Теперь там гиганты-заводы, тракторы шумят по солончакам, а табунов таких уже нет. Сейчас — май, лучшее время степи; табуны еще недавно черными точками кое-где мелькали по снеговой дали беспредельной — а в мае они разбивались на косяки от 10 до 20—30 голов в одномастные косяки маток с жеребятами и под управлением своего «султана» — косячного жеребца — носились по степи, как цветные клумбы.

Скоро ничего от степной старины не останется, из того, что я когда-то здесь переживал и вспоминаю, как дни моей юности.

Останется только — белая под снегом зимой и зеленая теперь — цепь курганов, указывающая прямой путь с востока на запад — скифов, их теперь уже не расцветят разноцветные косяки. Их нет.

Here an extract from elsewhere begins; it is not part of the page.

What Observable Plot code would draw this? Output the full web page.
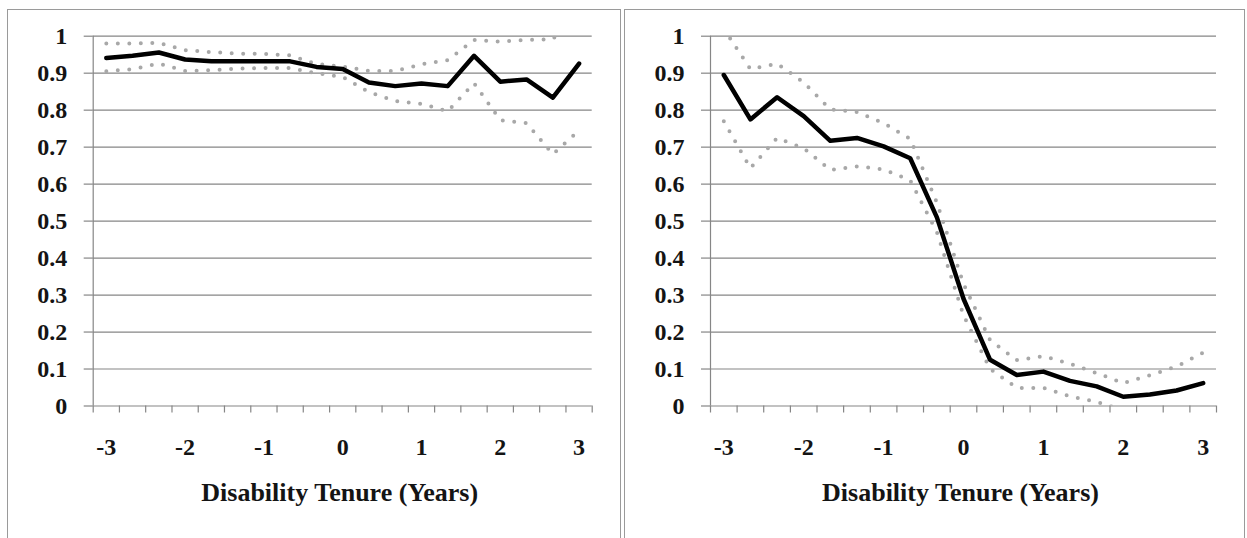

И вот сейчас в моей голове роятся степные картины, и я их понемногу собираю для «Моих скитаний». Дам в них для степных колхозов кой-какие указания для сохранения степной верховой лошади, необходимой для кавалерии. Больше всего боюсь, что какой-нибудь поклонник рысака вздумает «улучшить» верховую лошадь рысакам и этим ее окончательно испортит.

Пока она немного отложена, но книга будет еще интереснее, чем была. Я живу ею!»

А затем признавался: «Вот сейчас ясный, светлый день, два часа, а я все-таки вижу все в тумане. Принесли газету, но буду читать только заглавия, буквы мне не ясны. Какая жалость, что не могу проехать на метро! А ведь я был в первой шахте в первые дни ее работы, но меня оттуда сторож выгнал. А все-таки я был первый из литераторов!»

Не был, не был он, конечно, первым литератором. Но как хотел! И свято верил в то, что был. А как иначе? Что же — жизнь не удалась?

Шалишь! Был первым!

Он искренне любил Москву, любил Россию. Чувствовал, что расставание скоро. Пытался выразить свои чувства в стихах. Но, лишенные былого задора, былой иронии и озорства, его стихи оборачивались неудачными графоманскими опытами, где в одну кучу свалены и летчики, и радио, и нивы, и метрополитен.

Ужас в том, что он и сам осознавал это. Приговаривал:

— Набросал… А закончить не успел…

И понимал, что уже не успеет.

На время взбодрился, общаясь с друзьями. В первую очередь, конечно, с верным Н. Морозовым. Все чаще вспоминали прошлое.